Friday, July 20, 2012

Riding the Bike

When I tell people I ride a “scooter”, they usually think of this:

When what I ride is this:

Not quite the same thing, eh?

A “scooter” is simply another form of a motorcycle, not particularly any more different from a standard cruiser style than a “lean forward” crotch rocket sport bike is.  Scooters are usually on the lower end of the power spectrum — the smaller ones are intended for in-city commutes, mostly — and they have a floorboard, so you usually sit upright.  Most scooters are also automatic transmission, and they usually have under-seat storage.

Mine is a Kymco Downtown 300i — at 300 cc, one of the more powerful scooters.  (Kymco is a Taiwanese company.  They also make engine parts for Vespa and BMW.) I have had this one for a little over a year (since April 2011), replacing my previous Kymco People S 125 which I had ridden for the previous 3 years.  When I upgraded to the Downtown, I stuck with a brand I knew and trusted.

When people hear that I ride a “scooter”, they picture me putt-putting along at 25 mph on city streets, doing short trips of a couple miles max.

In 15 months, I have put just short of 10,000 miles on my Downtown, with over 15,000 miles on the People S before it.  It is my primary commute vehicle — my only vehicle until the car gets some cooling system repairs — 5 miles each way including segments on the freeway, in traffic.  I ride year round, in everything from sun to pouring rain; only the threat of snow keeps me off it.

(Oh, and thunderstorms.  Lightning and motorcycles don’t seem to be a smart mix.  We usually have none of these a year in Seattle, but the morning after I wrote this post, we had our fourth one in two weeks.  And I delayed going into work until it passed.)

I have ridden my Downtown on hours-long trips to Portland, Vancouver, and Richland — the last being 4 hours each way with a rest break (which is where that pic was taken), including a mountain pass — at highway speeds, topping it out at 90 mph.  (Shh, don’t tell the cops.)  With the trunk, the space under the seat, and a bag strapped behind me, I can carry enough luggage (including my leathers) for a long weekend trip.  I can also carry my inflatable kayak (uninflated, of course) on it.  Or a dog cage suitable for puppy play.

I get as high at 74 mpg in cool weather.  I can almost always find a parking space, and parking in the downtown garages is just $5 for the day, usually with a space for me on the first level of the garage.  And insurance is $100 for the entire year.

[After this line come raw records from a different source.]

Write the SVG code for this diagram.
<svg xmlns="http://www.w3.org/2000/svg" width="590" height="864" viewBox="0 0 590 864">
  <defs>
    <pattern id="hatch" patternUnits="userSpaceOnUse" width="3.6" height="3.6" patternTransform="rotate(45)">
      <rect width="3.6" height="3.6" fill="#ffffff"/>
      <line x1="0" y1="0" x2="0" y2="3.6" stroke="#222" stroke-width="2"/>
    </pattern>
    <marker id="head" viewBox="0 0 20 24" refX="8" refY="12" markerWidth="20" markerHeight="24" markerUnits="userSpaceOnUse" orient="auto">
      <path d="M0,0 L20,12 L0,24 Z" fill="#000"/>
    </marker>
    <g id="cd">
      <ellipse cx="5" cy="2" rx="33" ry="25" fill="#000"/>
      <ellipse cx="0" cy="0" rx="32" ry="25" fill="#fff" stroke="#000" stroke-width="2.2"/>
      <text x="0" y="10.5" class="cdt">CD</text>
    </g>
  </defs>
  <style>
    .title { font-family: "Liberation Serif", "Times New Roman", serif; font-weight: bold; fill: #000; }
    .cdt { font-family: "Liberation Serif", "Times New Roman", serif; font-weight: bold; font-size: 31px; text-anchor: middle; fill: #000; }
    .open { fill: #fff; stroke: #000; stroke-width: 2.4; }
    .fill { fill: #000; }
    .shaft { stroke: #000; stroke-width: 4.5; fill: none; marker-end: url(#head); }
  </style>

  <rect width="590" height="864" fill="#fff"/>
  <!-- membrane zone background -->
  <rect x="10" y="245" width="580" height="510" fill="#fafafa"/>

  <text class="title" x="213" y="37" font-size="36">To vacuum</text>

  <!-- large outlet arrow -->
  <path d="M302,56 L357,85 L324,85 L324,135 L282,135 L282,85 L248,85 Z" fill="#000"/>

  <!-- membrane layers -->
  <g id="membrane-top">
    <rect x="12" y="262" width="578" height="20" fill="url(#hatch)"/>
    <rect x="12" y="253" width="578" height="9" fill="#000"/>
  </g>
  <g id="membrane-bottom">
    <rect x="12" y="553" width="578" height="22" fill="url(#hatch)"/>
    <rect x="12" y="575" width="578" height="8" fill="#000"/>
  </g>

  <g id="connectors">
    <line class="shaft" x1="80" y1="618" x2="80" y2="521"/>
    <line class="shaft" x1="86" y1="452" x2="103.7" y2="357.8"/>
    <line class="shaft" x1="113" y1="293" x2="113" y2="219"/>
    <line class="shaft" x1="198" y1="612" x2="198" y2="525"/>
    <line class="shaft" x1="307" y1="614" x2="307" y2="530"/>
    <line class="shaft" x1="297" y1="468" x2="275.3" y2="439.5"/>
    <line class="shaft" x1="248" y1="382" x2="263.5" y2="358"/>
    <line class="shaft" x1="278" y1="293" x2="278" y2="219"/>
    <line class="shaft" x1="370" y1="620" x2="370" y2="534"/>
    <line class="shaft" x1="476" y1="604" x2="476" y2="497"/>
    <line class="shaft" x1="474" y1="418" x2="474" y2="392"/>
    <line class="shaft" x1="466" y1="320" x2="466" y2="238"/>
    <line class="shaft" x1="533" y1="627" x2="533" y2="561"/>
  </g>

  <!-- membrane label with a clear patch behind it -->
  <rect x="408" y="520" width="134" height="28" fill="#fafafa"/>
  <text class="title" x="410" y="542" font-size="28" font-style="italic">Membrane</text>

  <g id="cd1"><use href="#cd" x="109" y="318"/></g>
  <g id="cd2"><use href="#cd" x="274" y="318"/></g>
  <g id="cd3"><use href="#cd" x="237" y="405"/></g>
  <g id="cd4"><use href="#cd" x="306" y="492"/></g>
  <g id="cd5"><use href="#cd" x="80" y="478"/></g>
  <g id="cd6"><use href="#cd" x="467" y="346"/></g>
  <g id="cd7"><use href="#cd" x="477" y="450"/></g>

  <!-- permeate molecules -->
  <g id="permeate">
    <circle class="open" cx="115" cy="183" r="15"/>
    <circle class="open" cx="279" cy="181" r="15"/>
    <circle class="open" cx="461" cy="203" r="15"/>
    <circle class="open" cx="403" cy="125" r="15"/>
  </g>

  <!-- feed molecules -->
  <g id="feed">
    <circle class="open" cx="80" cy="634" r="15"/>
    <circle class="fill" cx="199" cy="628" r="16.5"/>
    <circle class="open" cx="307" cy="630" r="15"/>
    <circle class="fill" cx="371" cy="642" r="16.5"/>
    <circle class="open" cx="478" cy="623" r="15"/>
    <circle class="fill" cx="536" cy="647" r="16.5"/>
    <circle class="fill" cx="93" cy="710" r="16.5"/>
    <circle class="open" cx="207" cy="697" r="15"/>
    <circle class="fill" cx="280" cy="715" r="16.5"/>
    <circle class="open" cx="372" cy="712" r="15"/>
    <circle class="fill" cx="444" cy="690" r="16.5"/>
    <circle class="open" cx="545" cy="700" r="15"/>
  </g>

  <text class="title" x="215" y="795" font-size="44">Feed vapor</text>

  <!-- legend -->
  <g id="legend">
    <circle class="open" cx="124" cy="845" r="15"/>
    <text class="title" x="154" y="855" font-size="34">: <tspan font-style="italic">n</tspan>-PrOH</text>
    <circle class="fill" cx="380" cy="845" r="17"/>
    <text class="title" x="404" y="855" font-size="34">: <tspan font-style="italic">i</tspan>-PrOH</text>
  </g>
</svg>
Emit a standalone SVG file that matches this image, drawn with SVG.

So please feel free to sneer a little when you hear I ride a “scooter”.  I’ll do the same when I hear you complain about gas and parking and insurance prices for your car, or when I see you get your own motorcycle out only on the sunny days in Seattle (all 14 of them each year).  Even a “scooter” motorcycle beats one that doesn’t get ridden or one that doesn’t even exist.

Oh, and I’ll see you at Folsom in September.  I plan to ride down, over 800 miles each way.  On my “scooter”.